Some people who use C++ with code generated by a pre-processor want the compiler to perform algebraic simplification of expressions such as (a+b)-(b+c), at least when options are set which permit simd optimization of sum reductions like SUM(a). For that reason, gcc -ffast-math includes such transformations, while gfortran does not, although -ffast-math enables SUM optimization. Technically speaking, the language standards don't permit the latter optimization (which will be disabled by -fp-model source), although those are traditional in Fortran. Further, there are totally safe optimizations such as replacing (a/2.+b/2.) by (a+b)*.5 (which are technically not permitted in C or C++) .Intel compiler writers decided not to perform these without aggressive options set, so you need to write your programs so that those optimizations aren't included. You might find it useful to review the optimizations which are permitted specifically by the Fortran standard but not by the C or C++ standards which have the potential of losing accuracy for numbers in the range ABS(x) < TINY(x)/EPSILON(x) . Intel compilers don't distinguish those optimizations from those which shouldn't be included as defaults.
gfortran is more careful than ifort about which optimizations are associated with defaults and with -ffast-math, except that -ffast-math implies -fcx-limited-range, a simplification which Intel compilers perform only when -fp-model fast=2 or -complex-limited-range are set. There are situations where -no-ftz could be sufficient even with the aggressive optimization, or might be needed regardless of how much care is taken. gfortran has no option like -fast-transcendentals, so you might need to try -no-fast-transcendentals to test for situations where the fast-transcendentals loses a little accuracy (typically with exp() and **).

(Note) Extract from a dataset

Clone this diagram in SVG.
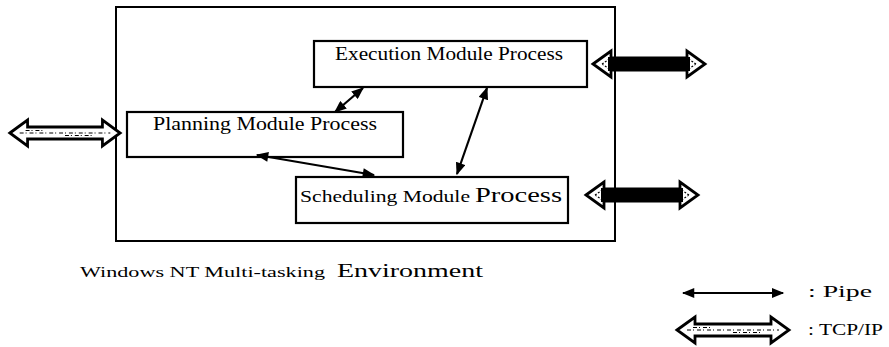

CPUs which support AVX have hardware in which addition and subtraction operations are efficient, even for small numbers, regardless of ftz setting. Intel had to do this in order to perform well with gfortran and gcc. It makes sense to set -no-ftz along with -mavx.
Sorry my spiel is so long. It could be a little shorter if ifort would be more consistent with gfortran. Still, I think these subjects need more discussion than simply referring you to Dr. Martyn Corden's excellent paper, which I would recommend you read next: https://software.intel.com/en-us/articles/consistency-of-floating-point-results-using-the-intel-comp...
Thanks for your comments...
I compile the code with -O0 option (instead of -O2), and the model ran normally,
The instability comes from a numerical criteria related to Courant-Friedrichs-Lewy (CFL) condition for convergence while solving partial differential equations, and occurs after 89 time steps. There isn´t any issue related to vectorization flag. I ran the model with -O1 flags, and the instability occurs in the same time, at the same grid point. Something similar happens when I use an atmospheric model (WRF: https://www.mmm.ucar.edu/weather-research-and-forecasting-model). The Tsunami model is "NeoWave" from University of Hawaii.
It is looks like not a code issue for me...
Rodrigo, the only thing you can do is to check the numerical output of this critical routine between the two versions and see in which step they start to deviate.
The additional information that Rodrigo gave in #6 reminds me that in such circumstances one could try one of the compiler flags (such as -no-ansi-alias) that tell the compiler to assume that two or more subprogram arguments may be aliased.